EDITORIAL - Bail for kidnapping with homicide
(The Philippine Star) - May 11, 2019 - 12:00am

The evidence against him is supposedly too weak to deny him bail, but he’s a flight risk so a hold-departure order or HDO is issued to prevent him from leaving the country. Even police Lt. Col. Rafael Dumlao III must be confused, but surely ecstatic that he was allowed to post bail for what should be a non-bailable complex offense.

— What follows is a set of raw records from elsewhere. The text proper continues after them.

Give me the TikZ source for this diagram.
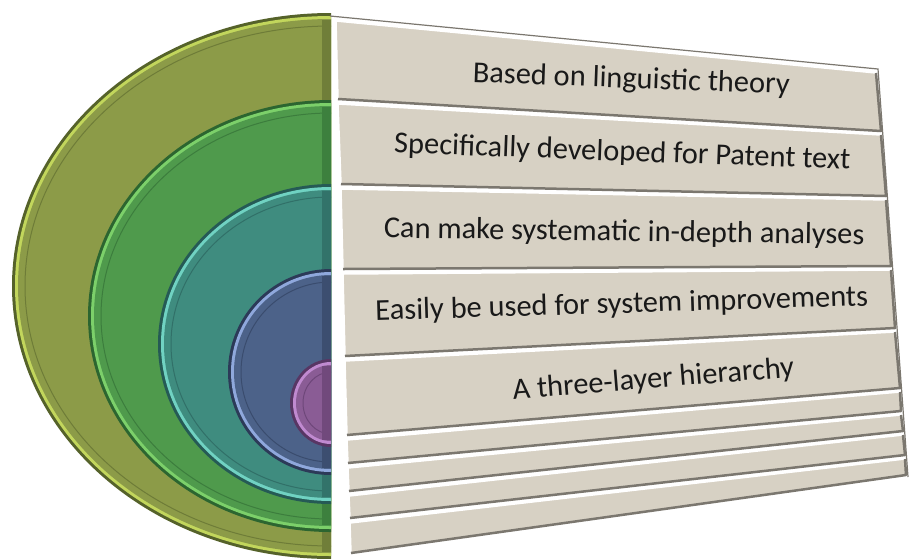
\documentclass[tikz,border=0pt]{standalone}
\usepackage{fontspec}
\setmainfont{Carlito}
\usepackage{tikz}

\definecolor{olivebase}{HTML}{8C9B48}
\definecolor{oliverim}{HTML}{C2D65C}
\definecolor{olivedark}{HTML}{55622A}
\definecolor{greenbase}{HTML}{4F9A4C}
\definecolor{greenrim}{HTML}{7CD06A}
\definecolor{greendark}{HTML}{2C6530}
\definecolor{tealbase}{HTML}{3F8C7F}
\definecolor{tealrim}{HTML}{70D2C2}
\definecolor{tealdark}{HTML}{255A55}
\definecolor{bluebase}{HTML}{4C6289}
\definecolor{bluerim}{HTML}{8FA8DC}
\definecolor{bluedark}{HTML}{2C3A58}
\definecolor{purplebase}{HTML}{8A5C95}
\definecolor{purplerim}{HTML}{C08AD0}
\definecolor{purpledark}{HTML}{583664}
\definecolor{paneltan}{HTML}{D7D1C4}
\definecolor{panelshadow}{HTML}{7B776F}

\tikzset{
	rowtext/.style={anchor=base, inner sep=0pt, text=black!90,
		font=\fontsize{30.4}{36}\selectfont},
	rowfill/.style={fill=paneltan},
	rowlight/.style={draw=white, line width=1.5pt},
	rowdark/.style={draw=panelshadow, line width=2.5pt, line join=round},
}

% half disc: centre y, x radius, y radius, base, rim, dark
\newcommand{\halfdisc}[6]{%
	\fill[#6] (331,{#1-#3-3}) arc[start angle=90, end angle=270, x radius={(#2+3)*1pt}, y radius={(#3+3)*1pt}] -- cycle;
	\fill[#5] (331,{#1-#3}) arc[start angle=90, end angle=270, x radius={#2*1pt}, y radius={#3*1pt}] -- cycle;
	\fill[#4] (331,{#1-#3+3}) arc[start angle=90, end angle=270, x radius={(#2-3)*1pt}, y radius={(#3-3)*1pt}] -- cycle;
	\draw[#6!55!#4, line width=1pt] (331,{#1-#3+10}) arc[start angle=90, end angle=270, x radius={(#2-10)*1pt}, y radius={(#3-10)*1pt}];
	\fill[#6!50!#4] (322,{#1-#3+4}) rectangle (331,{#1+#3-4});
}

% row of the panel: top left, top right, bottom right, bottom left
\newcommand{\panelrow}[8]{%
	\fill[rowfill] (#1,#2) -- (#3,#4) -- (#5,#6) -- (#7,#8) -- cycle;
	\draw[rowlight] (#7,#8) -- (#1,#2) -- (#3,#4);
	\draw[rowdark] (#3,#4) -- (#5,#6) -- (#7,#8);
}

\begin{document}
\begin{tikzpicture}[x=1pt, y=-1pt]
	\useasboundingbox[fill=white] (0,0) rectangle (910,558);

	% nested half discs
	\halfdisc{286}{316}{270}{olivebase}{oliverim}{olivedark}
	\halfdisc{316}{240}{213}{greenbase}{greenrim}{greendark}
	\halfdisc{344}{170}{157}{tealbase}{tealrim}{tealdark}
	\halfdisc{372}{100}{100}{bluebase}{bluerim}{bluedark}
	\halfdisc{403}{38}{41}{purplebase}{purplerim}{purpledark}

	% panel
	\draw[panelshadow, line width=1.2pt] (330,16) -- (878,69) -- (908,477);
	\panelrow{336}{21}{876}{73}{881}{131}{338}{99}
	\panelrow{338}{104}{881}{135}{886}{196}{341}{184}
	\panelrow{341}{189}{886}{200}{891}{266}{343}{269}
	\panelrow{343}{274}{891}{270}{895}{328}{345}{356}
	\panelrow{345}{361}{895}{332}{900}{388}{347}{435}
	\panelrow{347}{440}{900}{392}{901}{411}{348}{463}
	\panelrow{348}{468}{901}{415}{903}{431}{349}{491}
	\panelrow{349}{496}{903}{435}{905}{455}{350}{518}
	\panelrow{350}{523}{905}{459}{906}{475}{351}{553}

	\node[rowtext, rotate=-2.1] (r1) at (631, 88)  {Based on linguistic theory};
	\node[rowtext, rotate=-2.1] (r2) at (622, 161) {Specifically developed for Patent text};
	\node[rowtext, rotate=-0.8] (r3) at (624, 241) {Can make systematic in-depth analyses};
	\node[rowtext, rotate=1.7]  (r4) at (622, 313) {Easily be used for system improvements};
	\node[rowtext, rotate=4.6]  (r5) at (654, 388) {A three-layer hierarchy};
\end{tikzpicture}
\end{document}
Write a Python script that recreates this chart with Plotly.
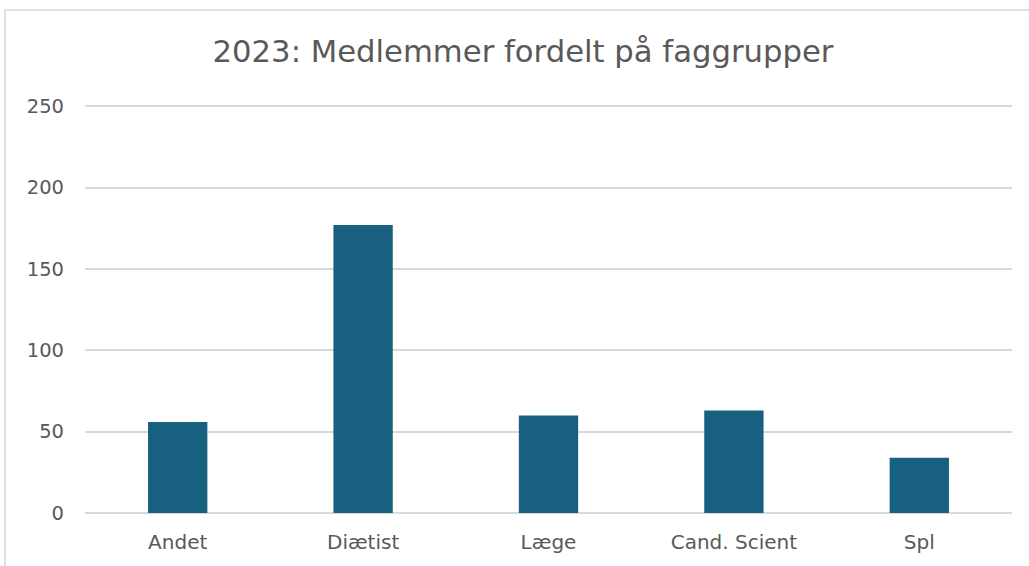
import plotly.graph_objects as go

categories = ["Andet", "Diætist", "Læge", "Cand. Scient", "Spl"]
values = [56, 177, 60, 63, 34]
y_ticks = [0, 50, 100, 150, 200, 250]

W, H = 1029, 566
L, R, T, B = 85, 17, 105, 53
pw, ph = W - L - R, H - T - B

fig = go.Figure(go.Bar(
    x=categories, y=values,
    marker=dict(color="#17607f", line=dict(width=0)),
    hoverinfo="x+y",
))

font_family = "DejaVu Sans, sans-serif"
fig.update_layout(
    width=W, height=H,
    margin=dict(l=L, r=R, t=T, b=B),
    paper_bgcolor="white", plot_bgcolor="white",
    bargap=0.68,
    showlegend=False,
    title=dict(
        text="2023: Medlemmer fordelt på faggrupper",
        x=523 / W, xref="container", xanchor="center",
        y=1 - 51 / H, yref="container", yanchor="middle",
        font=dict(family=font_family, size=30.7, color="#595959"),
    ),
    font=dict(family=font_family, color="#595959"),
    shapes=[dict(
        type="rect", xref="paper", yref="paper",
        x0=(5 - L) / pw, x1=(W + 10 - L) / pw,
        y0=-(H + 10 - (T + ph)) / ph, y1=(T + ph - 10) / ph,
        line=dict(color="#d9d9d9", width=1.5), fillcolor="rgba(0,0,0,0)",
        layer="below",
    )],
)
fig.update_yaxes(
    range=[0, 250.8], tickvals=y_ticks,
    showgrid=True, gridcolor="#d9d9d9", gridwidth=1.5,
    zeroline=True, zerolinecolor="#d9d9d9", zerolinewidth=1.5,
    showline=False, ticks="",
    tickfont=dict(size=19.5, color="#595959"),
    ticklabelstandoff=20,
)
fig.update_xaxes(
    showgrid=False, showline=False, ticks="",
    tickfont=dict(size=20, color="#595959"),
    ticklabelstandoff=15,
)

fig.write_html("out.html", post_script="document.body.style.margin='0';",
               config={"displayModeBar": False})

Dumlao was accused by President Duterte himself of being the mastermind in the kidnapping for ransom and gruesome execution of South Korean businessman Jee Ick-joo right inside the headquarters of the Philippine National Police at Camp Crame. Members of the PNP Anti-Illegal Drugs Group, at the time headed by Dumlao, are accused of kidnapping Jee at his home in Angeles City, Pampanga and demanding P8 million in ransom from his wife.

She paid P5 million but the cops strangled her husband to death anyway, inside his own car near the office of the anti-drug group at Camp Crame. Jee’s remains were then allegedly cremated and flushed down the toilet of a funeral parlor.

This was way back in October 2016. The principal request of the dismayed South Korean government was for a speedy trial. Now, Judge Irin Zenaida Buan of the Angeles City Regional Trial Court Branch 56 has allowed the accused mastermind to post bail. At the same time, however, Buan found it necessary to prevent Dumlao from leaving the country.

Buan said the prosecution failed to establish that Dumlao conspired with his men in the kidnapping and execution of Jee. The judge had earlier denied bail for two other defendants, former policeman Ricky Sta. Isabel and Jerry Omlang, who worked as an errand boy at the National Bureau of Investigation’s custodial center. A police corporal had testified that Dumlao had knowledge of the operation even if he did not directly participate in the crime.

President Duterte had met with Jee’s widow and promised her justice. He had ordered Dumlao caught “dead or alive” and initially offered a bounty for his capture as the police officer went into hiding.

Only the resolution of the case will show if the bail for Dumlao was justified. This must be done with more speed than the usual pace of Philippine justice. South Korea is renowned for the efficiency and impartiality of its judicial system. Jee’s case should not serve as yet another example of the weakness of the criminal justice system in the Philippines.